____ RAW DATA

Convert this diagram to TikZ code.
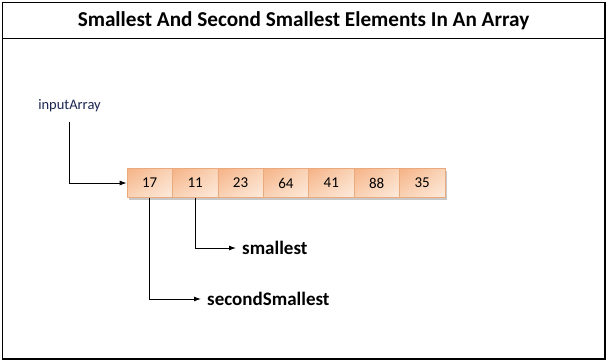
\documentclass[tikz,border=0pt]{standalone}
\usepackage{fontspec}
\setmainfont{Carlito}
\usetikzlibrary{arrows.meta,shadings}
\definecolor{cellA}{HTML}{F5B285}
\definecolor{cellB}{HTML}{FAD3B6}
\definecolor{cellC}{HTML}{FDEBDD}
\definecolor{cellborder}{HTML}{EBAA7E}
\definecolor{shadowc}{HTML}{C8C8C8}
\definecolor{navy}{HTML}{1A2550}
\begin{document}
\begin{tikzpicture}[x=1pt,y=-1pt,
  cell/.style={minimum width=45.4pt,minimum height=29pt,inner sep=0pt,draw=cellborder,line width=0.6pt,
    upper left=cellA,upper right=cellB,lower left=cellB,lower right=cellC,font=\fontsize{15}{17}\selectfont,
    text=black},
  conn/.style={line width=0.9pt,-{Latex[length=7pt,width=5pt]}},
  lbl/.style={font=\bfseries\fontsize{19}{22}\selectfont,anchor=west,inner sep=0pt},
  frame/.style={line width=1.6pt}]
\useasboundingbox (0,0) rectangle (607,362);
\draw[frame] (2.5,2.5) rectangle (605,359);
\draw[frame] (2.5,38.5) -- (605,38.5);
\node[font=\bfseries\fontsize{21.2}{25}\selectfont] (title) at (303.5,20.5) {Smallest And Second Smallest Elements In An Array};
\node[font=\fontsize{14.5}{17}\selectfont,text=navy,inner sep=0pt] (ia) at (69.5,106) {inputArray};
\fill[shadowc] (129,171) rectangle (447,200);
\foreach \v [count=\i] in {17,11,23,64,41,88,35} {
  \node[cell] (c\i) at ({127+45.4*(\i-0.5)},183) {\v};
}
\node[lbl] (sm) at (242,248) {smallest};
\node[lbl] (ssm) at (207,299) {secondSmallest};
\coordinate (p1) at (69,122);
\draw[conn] (p1) |- (c1.west);
\draw[conn] (c2.south) |- ([xshift=-6pt]sm.west);
\draw[conn] (c1.south) |- ([xshift=-6pt]ssm.west);
\end{tikzpicture}
\end{document}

________

* [PROMPT]: Transcribe the full listing above exactly, with the images removed.

* [WRITTEN SOLUTION]:
Convert this diagram to TikZ code.
\documentclass[tikz,border=0pt]{standalone}
\usepackage{fontspec}
\setmainfont{Carlito}
\usetikzlibrary{arrows.meta,shadings}
\definecolor{cellA}{HTML}{F5B285}
\definecolor{cellB}{HTML}{FAD3B6}
\definecolor{cellC}{HTML}{FDEBDD}
\definecolor{cellborder}{HTML}{EBAA7E}
\definecolor{shadowc}{HTML}{C8C8C8}
\definecolor{navy}{HTML}{1A2550}
\begin{document}
\begin{tikzpicture}[x=1pt,y=-1pt,
  cell/.style={minimum width=45.4pt,minimum height=29pt,inner sep=0pt,draw=cellborder,line width=0.6pt,
    upper left=cellA,upper right=cellB,lower left=cellB,lower right=cellC,font=\fontsize{15}{17}\selectfont,
    text=black},
  conn/.style={line width=0.9pt,-{Latex[length=7pt,width=5pt]}},
  lbl/.style={font=\bfseries\fontsize{19}{22}\selectfont,anchor=west,inner sep=0pt},
  frame/.style={line width=1.6pt}]
\useasboundingbox (0,0) rectangle (607,362);
\draw[frame] (2.5,2.5) rectangle (605,359);
\draw[frame] (2.5,38.5) -- (605,38.5);
\node[font=\bfseries\fontsize{21.2}{25}\selectfont] (title) at (303.5,20.5) {Smallest And Second Smallest Elements In An Array};
\node[font=\fontsize{14.5}{17}\selectfont,text=navy,inner sep=0pt] (ia) at (69.5,106) {inputArray};
\fill[shadowc] (129,171) rectangle (447,200);
\foreach \v [count=\i] in {17,11,23,64,41,88,35} {
  \node[cell] (c\i) at ({127+45.4*(\i-0.5)},183) {\v};
}
\node[lbl] (sm) at (242,248) {smallest};
\node[lbl] (ssm) at (207,299) {secondSmallest};
\coordinate (p1) at (69,122);
\draw[conn] (p1) |- (c1.west);
\draw[conn] (c2.south) |- ([xshift=-6pt]sm.west);
\draw[conn] (c1.south) |- ([xshift=-6pt]ssm.west);
\end{tikzpicture}
\end{document}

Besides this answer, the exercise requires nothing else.